*RECORDS SUPPLIED:*
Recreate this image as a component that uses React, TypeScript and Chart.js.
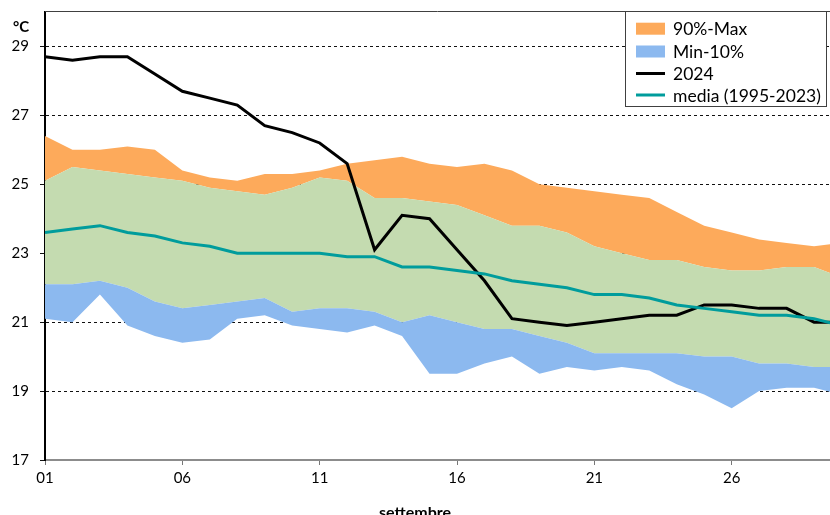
import React, { useEffect, useRef } from "react";
import { Chart, registerables } from "chart.js";

Chart.register(...registerables);

const days = [1, 2, 3, 4, 5, 6, 7, 8, 9, 10, 11, 12, 13, 14, 15, 16, 17, 18, 19, 20, 21, 22, 23, 24, 25, 26, 27, 28, 29, 30];
const maxVals = [26.4, 26.0, 26.0, 26.1, 26.0, 25.4, 25.2, 25.1, 25.3, 25.3, 25.4, 25.6, 25.7, 25.8, 25.6, 25.5, 25.6, 25.4, 25.0, 24.9, 24.8, 24.7, 24.6, 24.2, 23.8, 23.6, 23.4, 23.3, 23.2, 23.3];
const p90Vals = [25.1, 25.5, 25.4, 25.3, 25.2, 25.1, 24.9, 24.8, 24.7, 24.9, 25.2, 25.1, 24.6, 24.6, 24.5, 24.4, 24.1, 23.8, 23.8, 23.6, 23.2, 23.0, 22.8, 22.8, 22.6, 22.5, 22.5, 22.6, 22.6, 22.3];
const p10Vals = [22.1, 22.1, 22.2, 22.0, 21.6, 21.4, 21.5, 21.6, 21.7, 21.3, 21.4, 21.4, 21.3, 21.0, 21.2, 21.0, 20.8, 20.8, 20.6, 20.4, 20.1, 20.1, 20.1, 20.1, 20.0, 20.0, 19.8, 19.8, 19.7, 19.7];
const minVals = [21.1, 21.0, 21.8, 20.9, 20.6, 20.4, 20.5, 21.1, 21.2, 20.9, 20.8, 20.7, 20.9, 20.6, 19.5, 19.5, 19.8, 20.0, 19.5, 19.7, 19.6, 19.7, 19.6, 19.2, 18.9, 18.5, 19.0, 19.1, 19.1, 18.9];
const vals2024 = [28.7, 28.6, 28.7, 28.7, 28.2, 27.7, 27.5, 27.3, 26.7, 26.5, 26.2, 25.6, 23.1, 24.1, 24.0, 23.1, 22.2, 21.1, 21.0, 20.9, 21.0, 21.1, 21.2, 21.2, 21.5, 21.5, 21.4, 21.4, 21.0, 21.0];
const mediaVals = [23.6, 23.7, 23.8, 23.6, 23.5, 23.3, 23.2, 23.0, 23.0, 23.0, 23.0, 22.9, 22.9, 22.6, 22.6, 22.5, 22.4, 22.2, 22.1, 22.0, 21.8, 21.8, 21.7, 21.5, 21.4, 21.3, 21.2, 21.2, 21.1, 20.9];

const xTickDays = [1, 6, 11, 16, 21, 26];
const xTickLabels = ["01", "06", "11", "16", "21", "26"];
const yTickValues = [17, 19, 21, 23, 25, 27, 29];

const ORANGE = "#FDAA5B";
const GREEN = "#C4DBB0";
const BLUE = "#8CB9EF";
const TEAL = "#009C9C";

const pts = (arr: number[]) => days.map((d, i) => ({ x: d, y: arr[i] }));

const decor = {
  id: "decor",
  afterDraw(chart: any) {
    const { ctx, chartArea } = chart;
    ctx.save();
    // top frame line
    ctx.strokeStyle = "#404040";
    ctx.lineWidth = 1;
    ctx.beginPath();
    ctx.moveTo(chartArea.left, 11.5);
    ctx.lineTo(chartArea.right, 11.5);
    ctx.stroke();

    // unit label
    ctx.fillStyle = "#000";
    ctx.font = "bold 15px Lato";
    ctx.textAlign = "center";
    ctx.textBaseline = "middle";
    ctx.fillText("°C", 21, 27);

    // x title
    ctx.font = "bold 16px Lato";
    ctx.textBaseline = "alphabetic";
    ctx.fillText("settembre", 415, 518);

    // legend
    const bx = 625.5, by = 11.5, bw = 201, bh = 95;
    ctx.fillStyle = "#fff";
    ctx.fillRect(bx, by, bw, bh);
    ctx.strokeStyle = "#404040";
    ctx.lineWidth = 1;
    ctx.strokeRect(bx, by, bw, bh);
    const items = [
      { label: "90%-Max", type: "box", color: ORANGE },
      { label: "Min-10%", type: "box", color: BLUE },
      { label: "2024", type: "line", color: "#000" },
      { label: "media (1995-2023)", type: "line", color: TEAL },
    ];
    const rows = [28.7, 51.5, 73.5, 95];
    ctx.font = "17.5px Lato";
    ctx.textAlign = "left";
    ctx.textBaseline = "middle";
    items.forEach((it, i) => {
      const cy = rows[i];
      if (it.type === "box") {
        ctx.fillStyle = it.color;
        ctx.fillRect(636, cy - 6, 29, 12);
      } else {
        ctx.strokeStyle = it.color;
        ctx.lineWidth = 3;
        ctx.beginPath();
        ctx.moveTo(636, cy);
        ctx.lineTo(665, cy);
        ctx.stroke();
      }
      ctx.fillStyle = "#000";
      ctx.fillText(it.label, 673, cy + 1);
    });
    ctx.restore();
  },
};

export default function App() {
  const ref = useRef<HTMLCanvasElement>(null);
  useEffect(() => {
    document.body.style.margin = "0";
    Chart.defaults.font.family = "Lato";
    const chart = new Chart(ref.current!, {
      type: "line",
      data: {
        datasets: [
          { label: "90%-Max", data: pts(maxVals), borderWidth: 0, pointRadius: 0, fill: "+1", backgroundColor: ORANGE, order: 5 },
          { label: "p90", data: pts(p90Vals), borderWidth: 0, pointRadius: 0, fill: "+1", backgroundColor: GREEN, order: 4 },
          { label: "Min-10%", data: pts(p10Vals), borderWidth: 0, pointRadius: 0, fill: "+1", backgroundColor: BLUE, order: 3 },
          { label: "min", data: pts(minVals), borderWidth: 0, pointRadius: 0, fill: false, order: 2 },
          { label: "2024", data: pts(vals2024), borderColor: "#000", borderWidth: 3, pointRadius: 0, fill: false, order: 1 },
          { label: "media (1995-2023)", data: pts(mediaVals), borderColor: TEAL, borderWidth: 3, pointRadius: 0, fill: false, order: 0 },
        ],
      },
      options: {
        responsive: false,
        animation: false,
        layout: { padding: { top: 12, left: 0, right: 0, bottom: 0 } },
        plugins: { legend: { display: false }, tooltip: { enabled: false } },
        scales: {
          x: {
            type: "linear",
            min: 1,
            max: 29.58,
            afterFit: (s: any) => { s.height = 55; s.paddingLeft = 0; s.paddingRight = 0; },
            afterBuildTicks: (s: any) => { s.ticks = xTickDays.map((v) => ({ value: v })); },
            ticks: {
              color: "#000",
              font: { size: 15 },
              padding: 4,
              maxRotation: 0,
              autoSkip: false,
              callback: (v: any) => { const i = xTickDays.indexOf(v); return i >= 0 ? xTickLabels[i] : ""; },
            },
            grid: { drawOnChartArea: false, drawTicks: true, tickLength: 5, tickColor: "#777", tickWidth: 1 },
            border: { color: "#8c8c8c", width: 2 },
          },
          y: {
            min: 17,
            max: 30,
            afterFit: (s: any) => { s.width = 45; s.paddingTop = 0; s.paddingBottom = 0; },
            afterBuildTicks: (s: any) => { s.ticks = yTickValues.map((v) => ({ value: v })); },
            ticks: { color: "#000", font: { size: 15 }, padding: 11, autoSkip: false },
            grid: {
              color: (c: any) => (c.tick && c.tick.value === 17 ? "rgba(0,0,0,0)" : "#111"),
              tickColor: "#111",
              lineWidth: 1,
              tickLength: 5,
            },
            border: { color: "#000", width: 2, dash: [3, 3] } as any,
          },
        },
      },
      plugins: [decor],
    });
    return () => chart.destroy();
  }, []);
  return (
    <div style={{ width: 830, height: 515 }}>
      <canvas ref={ref} width={830} height={515} style={{ display: "block" }} />
    </div>
  );
}
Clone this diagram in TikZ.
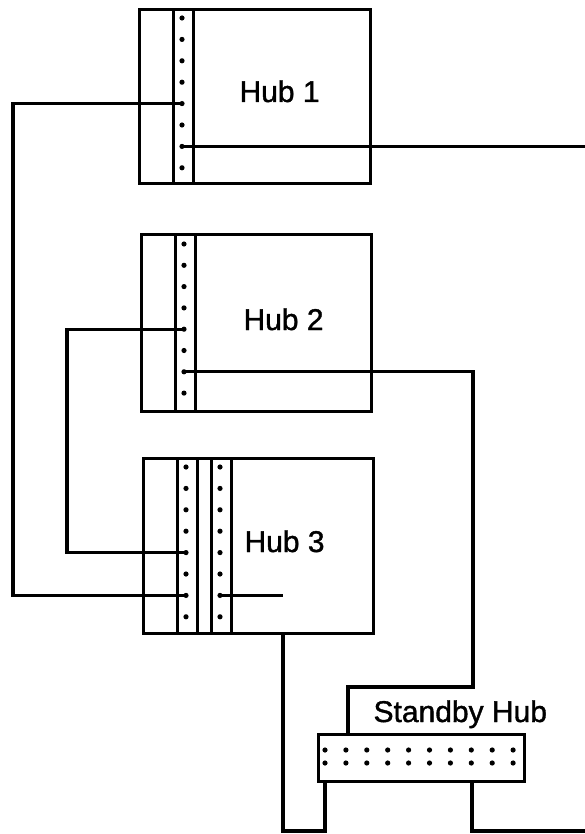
\documentclass[tikz,border=0pt]{standalone}
\usepackage{fontspec}
\setmainfont{Liberation Sans}[BoldFont={Liberation Sans}, BoldFeatures={FakeBold=1.2}]
\begin{document}
\begin{tikzpicture}[
        x=1pt, y=-1pt,
        line width=3.1pt,
        hubbox/.style={rectangle, draw, anchor=north west, inner sep=0pt},
        strip/.style={rectangle, draw, anchor=north west, inner sep=0pt, minimum width=20pt},
        port/.style={circle, fill, inner sep=0pt, minimum size=5.2pt},
        label/.style={anchor=base west, inner sep=0pt, font=\fontsize{30}{36}\selectfont\bfseries},
        wire/.style={draw, line width=3.1pt}
    ]
        \useasboundingbox (0,0) rectangle (585,834);

        % hubs
        \node[hubbox, minimum width=231pt, minimum height=174pt] (hub1) at (138,8) {};
        \node[hubbox, minimum width=230pt, minimum height=177pt] (hub2) at (140,233) {};
        \node[hubbox, minimum width=230pt, minimum height=175pt] (hub3) at (142,457) {};
        \node[hubbox, minimum width=206pt, minimum height=47pt] (standby) at (317,733) {};

        \node[strip, minimum height=174pt] (h1s) at (172,8) {};
        \node[strip, minimum height=177pt] (h2s) at (174,233) {};
        \node[strip, minimum height=175pt] (h3sa) at (176,457) {};
        \node[strip, minimum height=175pt] (h3sb) at (210,457) {};

        \node[label] at (238,102) {Hub 1};
        \node[label] at (242,330) {Hub 2};
        \node[label] at (243,552) {Hub 3};
        \node[label] at (372,722) {Standby Hub};

        % ports
        \foreach \k in {1,...,8} {
            \node[port] (h1p\k) at (182, {18+21.4*(\k-1)}) {};
            \node[port] (h2p\k) at (184, {244+21.3*(\k-1)}) {};
            \node[port] (h3a\k) at (186, {467+21.4*(\k-1)}) {};
            \node[port] (h3b\k) at (220, {467+21.4*(\k-1)}) {};
        }
        \foreach \k in {1,...,10} {
            \node[port] (sbu\k) at ({325+20.9*(\k-1)}, 750) {};
            \node[port] (sbl\k) at ({325+20.9*(\k-1)}, 763) {};
        }

        % turning points
        \coordinate (west1) at (13,0);
        \coordinate (west2) at (67,0);
        \coordinate (east) at (585,0);
        \coordinate (ne2) at (473,687);
        \coordinate (h3end) at (283,0);
        \coordinate (low) at (0,831);

        % wires
        \draw[wire] (h1p5.center) -- (h1p5 -| west1) |- (h3a7.center);
        \draw[wire] (h1p7.center) -- (h1p7 -| east);
        \draw[wire] (h2p5.center) -- (h2p5 -| west2) |- (h3a5.center);
        \draw[wire] (h2p7.center) -| (ne2) -| ([xshift=31pt]standby.north west);
        \draw[wire] (h3b7.center) -- (h3b7 -| h3end);
        \draw[wire] (hub3.south -| h3end) -- (low -| h3end) -| ([xshift=8pt]standby.south west);
        \draw[wire] ([xshift=155pt]standby.south west) |- (low -| east);
    \end{tikzpicture}
\end{document}
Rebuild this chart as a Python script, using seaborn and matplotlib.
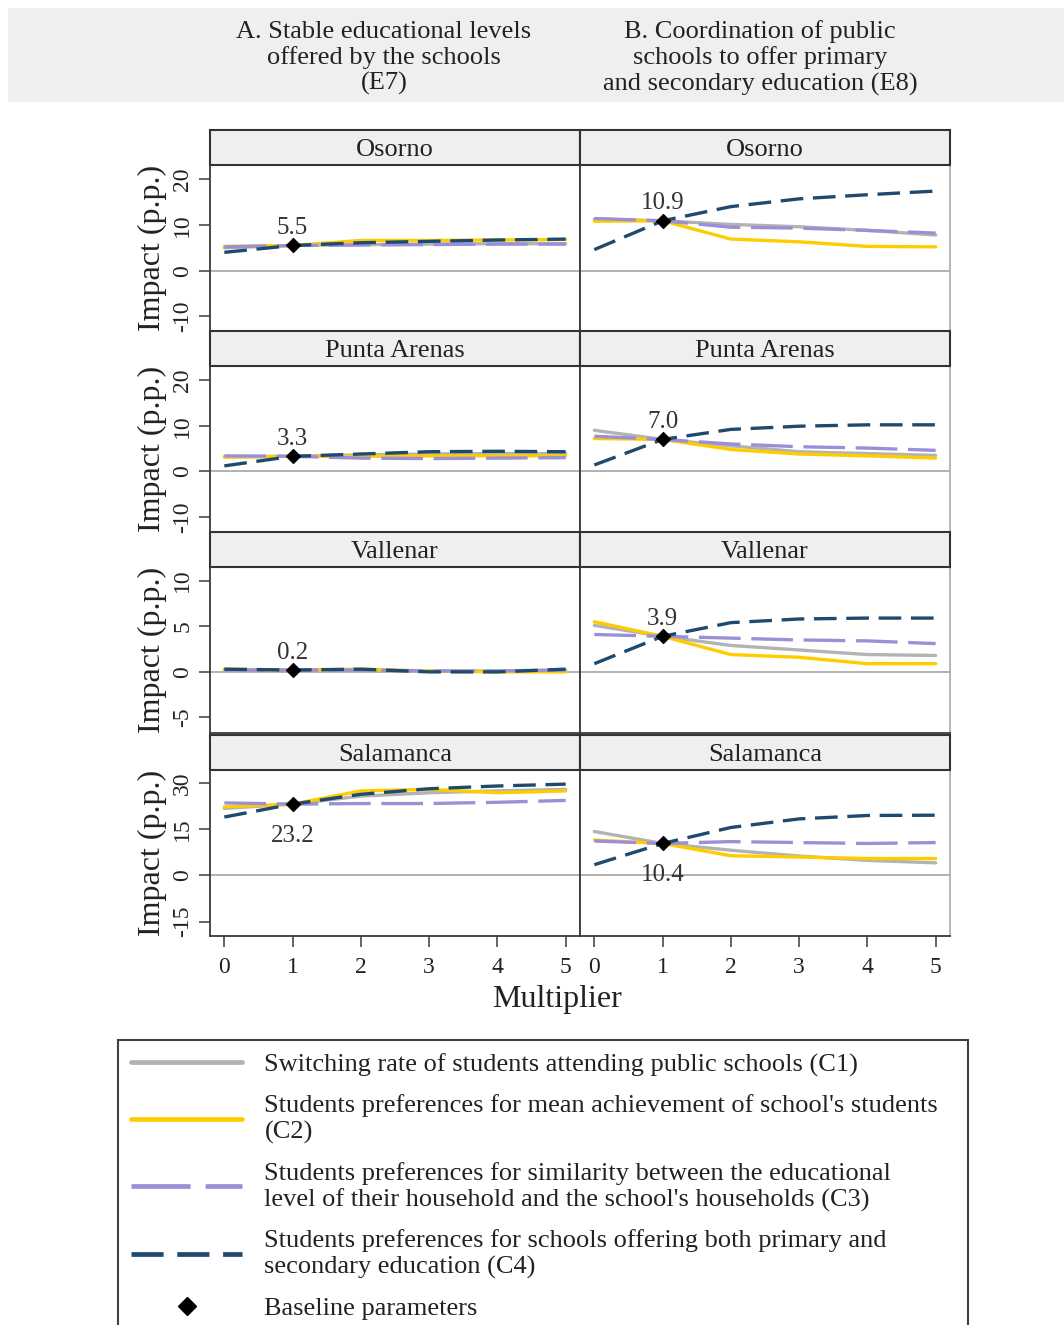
import numpy as np
import pandas as pd
import matplotlib
matplotlib.use("Agg")
import matplotlib.pyplot as plt
import seaborn as sns
from matplotlib.lines import Line2D
from matplotlib.patches import Rectangle

# ---------------------------------------------------------------- data
multiplier = [0, 1, 2, 3, 4, 5]
cities = ["Osorno", "Punta Arenas", "Vallenar", "Salamanca"]
experiments = ["E7", "E8"]
series_keys = ["C1", "C2", "C3", "C4"]

column_titles = [
    "A. Stable educational levels\noffered by the schools\n(E7)",
    "B. Coordination of public\nschools to offer primary\nand secondary education (E8)",
]
series_labels = [
    "Switching rate of students attending public schools (C1)",
    "Students preferences for mean achievement of school's students\n(C2)",
    "Students preferences for similarity between the educational\nlevel of their household and the school's households (C3)",
    "Students preferences for schools offering both primary and\nsecondary education (C4)",
]
baseline_label = "Baseline parameters"

osorno_e7 = {"C1": [5.0, 5.5, 5.7, 5.8, 5.9, 5.9],
             "C2": [5.3, 5.5, 6.6, 6.6, 6.7, 6.8],
             "C3": [5.2, 5.5, 5.6, 5.7, 5.8, 5.8],
             "C4": [4.0, 5.5, 6.1, 6.4, 6.7, 6.9]}
osorno_e8 = {"C1": [11.3, 10.9, 10.1, 9.6, 8.8, 7.8],
             "C2": [10.8, 10.9, 6.9, 6.3, 5.3, 5.2],
             "C3": [11.4, 10.9, 9.5, 9.3, 8.8, 8.2],
             "C4": [4.6, 10.9, 14.0, 15.7, 16.6, 17.4]}
punta_e7 = {"C1": [3.2, 3.3, 3.6, 3.8, 3.9, 3.9],
            "C2": [3.1, 3.3, 3.3, 3.4, 3.4, 3.4],
            "C3": [3.4, 3.3, 2.9, 2.8, 2.9, 3.0],
            "C4": [1.2, 3.3, 3.8, 4.3, 4.4, 4.3]}
punta_e8 = {"C1": [9.0, 7.0, 5.6, 4.3, 3.9, 3.5],
            "C2": [7.2, 7.0, 4.8, 3.8, 3.4, 2.9],
            "C3": [7.7, 7.0, 6.0, 5.4, 5.1, 4.6],
            "C4": [1.4, 7.0, 9.2, 9.9, 10.2, 10.2]}
vallenar_e7 = {"C1": [0.2, 0.2, 0.2, 0.1, 0.1, 0.2],
               "C2": [0.3, 0.2, 0.3, 0.1, 0.0, 0.0],
               "C3": [0.2, 0.2, 0.2, 0.1, 0.1, 0.2],
               "C4": [0.3, 0.2, 0.3, 0.0, 0.0, 0.3]}
vallenar_e8 = {"C1": [5.1, 3.9, 2.9, 2.4, 1.9, 1.8],
               "C2": [5.5, 3.9, 1.9, 1.6, 0.9, 0.9],
               "C3": [4.1, 3.9, 3.7, 3.5, 3.4, 3.1],
               "C4": [0.9, 3.9, 5.4, 5.8, 5.9, 5.9]}
salamanca_e7 = {"C1": [21.8, 23.2, 25.8, 26.9, 27.5, 28.0],
                "C2": [22.3, 23.2, 27.5, 28.0, 26.9, 27.5],
                "C3": [23.6, 23.2, 23.4, 23.4, 23.8, 24.4],
                "C4": [19.0, 23.2, 26.4, 28.2, 29.1, 29.7]}
salamanca_e8 = {"C1": [14.3, 10.4, 8.2, 6.3, 4.9, 4.1],
                "C2": [11.5, 10.4, 6.4, 6.0, 5.5, 5.5],
                "C3": [11.2, 10.4, 11.0, 10.7, 10.4, 10.7],
                "C4": [3.5, 10.4, 15.6, 18.4, 19.5, 19.6]}

panel_data = {
    ("Osorno", "E7"): osorno_e7, ("Osorno", "E8"): osorno_e8,
    ("Punta Arenas", "E7"): punta_e7, ("Punta Arenas", "E8"): punta_e8,
    ("Vallenar", "E7"): vallenar_e7, ("Vallenar", "E8"): vallenar_e8,
    ("Salamanca", "E7"): salamanca_e7, ("Salamanca", "E8"): salamanca_e8,
}
baseline_e7 = [5.5, 3.3, 0.2, 23.2]
baseline_e8 = [10.9, 7.0, 3.9, 10.4]

row_yticks = [[-10, 0, 10, 20], [-10, 0, 10, 20], [-5, 0, 5, 10], [-15, 0, 15, 30]]
row_ylims = [(-13.2, 23.1), (-13.3, 23.1), (-6.7, 11.5), (-19.7, 34.3)]

# long table for seaborn
records = []
for (city, exp), d in panel_data.items():
    for key in series_keys:
        for m, v in zip(multiplier, d[key]):
            records.append({"city": city, "exp": exp, "series": key,
                            "multiplier": m, "impact": v})
df = pd.DataFrame(records)

# ---------------------------------------------------------------- style
sns.set_theme(style="white")
plt.rcParams["font.family"] = ["Liberation Serif", "DejaVu Serif"]
plt.rcParams["axes.unicode_minus"] = False

palette = {"C1": "#b3b3b3", "C2": "#ffcc00", "C3": "#9b90d8", "C4": "#1f4a6e"}
dash_map = {"C1": "", "C2": "", "C3": (12.5, 3.2), "C4": (6.8, 2.9)}
LW = 2.4
TXT = "#222222"

W, H = 1064, 1325
fig = plt.figure(figsize=(W / 100, H / 100), dpi=100)


def fx(px):
    return px / W


def fy(py):
    return 1 - py / H


# header band with the two column titles
fig.add_artist(Rectangle((fx(8), fy(102)), fx(W - 8), 94 / H,
                         transform=fig.transFigure, facecolor="#efefef",
                         edgecolor="none", zorder=0))
for title, cx in zip(column_titles, [384, 760]):
    fig.text(fx(cx), fy(58), title, ha="center", va="center",
             fontsize=19, color=TXT, linespacing=1.17)

col_x = [210, 580]
col_w = 370
plot_tops = [165, 366, 567, 770]
plot_h = 166
strip_h = 35

for i, city in enumerate(cities):
    for j, exp in enumerate(experiments):
        top = plot_tops[i]
        ax = fig.add_axes([fx(col_x[j]), fy(top + plot_h), fx(col_w), plot_h / H])
        sub = df[(df.city == city) & (df.exp == exp)]
        ax.axhline(0, color="#9c9c9c", lw=1.1, zorder=1)
        sns.lineplot(data=sub, x="multiplier", y="impact", hue="series",
                     style="series", hue_order=series_keys,
                     style_order=series_keys, palette=palette,
                     dashes=dash_map, linewidth=LW, legend=False, ax=ax,
                     zorder=3)
        base = (baseline_e7 if exp == "E7" else baseline_e8)[i]
        sns.scatterplot(x=[1], y=[base], marker="D", s=52, color="black",
                        edgecolor="black", linewidth=0.8, zorder=6,
                        legend=False, ax=ax)
        below = city == "Salamanca"
        ax.annotate(f"{base:.1f}", xy=(1, base),
                    xytext=(0, -23 if below else 12.5), textcoords="offset points",
                    ha="center", va="center", fontsize=18, color="#333333",
                    zorder=7)
        ax.set_xlim(-0.21, 5.21)
        ax.set_ylim(*row_ylims[i])
        ax.set_xticks(multiplier)
        ax.set_yticks(row_yticks[i])
        ax.set_xlabel("")
        ax.set_ylabel("")
        for s in ax.spines.values():
            s.set_color("#3a3a3a")
            s.set_linewidth(1.3)
        if j == 1:
            ax.spines["right"].set_color("#b0b0b0")
        if j == 0:
            ax.tick_params(axis="y", which="both", left=True, length=8,
                           width=1.1, color="#3a3a3a", labelsize=17,
                           labelcolor=TXT, pad=4)
            for lab in ax.get_yticklabels():
                lab.set_rotation(90)
                lab.set_va("center")
                lab.set_ha("right")
            ax.set_ylabel("Impact (p.p.)", fontsize=23, color=TXT, labelpad=4)
        else:
            ax.tick_params(axis="y", left=False, labelleft=False)
        if i == len(cities) - 1:
            ax.tick_params(axis="x", which="both", bottom=True, length=8,
                           width=1.1, color="#3a3a3a", labelsize=17,
                           labelcolor=TXT, pad=7)
        else:
            ax.tick_params(axis="x", bottom=False, labelbottom=False)
        # strip title above each panel
        fig.add_artist(Rectangle((fx(col_x[j]), fy(top)), fx(col_w), strip_h / H,
                                 transform=fig.transFigure, facecolor="#efefef",
                                 edgecolor="#333333", lw=1.5, zorder=2))
        fig.text(fx(col_x[j] + col_w / 2), fy(top - strip_h / 2 + 2.5), city,
                 ha="center", va="center", fontsize=19, color=TXT, zorder=3)

fig.text(fx(557), fy(999), "Multiplier", ha="center", va="center",
         fontsize=23, color=TXT)

# legend
handles = []
for key in series_keys:
    d = dash_map[key]
    ls = "-" if d == "" else (0, d)
    handles.append(Line2D([], [], color=palette[key], lw=LW + 1.0,
                          linestyle=ls))
handles.append(Line2D([], [], color="black", marker="D", linestyle="None",
                      markersize=9))
leg = fig.legend(handles, series_labels + [baseline_label],
                 loc="upper left",
                 bbox_to_anchor=(fx(118), fy(1400), fx(850), (1400 - 1040) / H),
                 mode="expand", fontsize=19, frameon=True, fancybox=False,
                 edgecolor="#111111", handlelength=4.2, handletextpad=0.85,
                 borderpad=0.5, labelspacing=0.65, borderaxespad=0)
leg.get_frame().set_linewidth(1.5)
for t in leg.get_texts():
    t.set_color(TXT)
    t.set_linespacing(1.23)

fig.savefig("out.png", dpi=100, facecolor="white")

*AIM:* Return, unchanged, the lines from the first line of the material through the line that holds "Chart.register(...registerables);", inclusive, omitting pictures.

*RESULT BELOW:*
Recreate this image as a component that uses React, TypeScript and Chart.js.
import React, { useEffect, useRef } from "react";
import { Chart, registerables } from "chart.js";

Chart.register(...registerables);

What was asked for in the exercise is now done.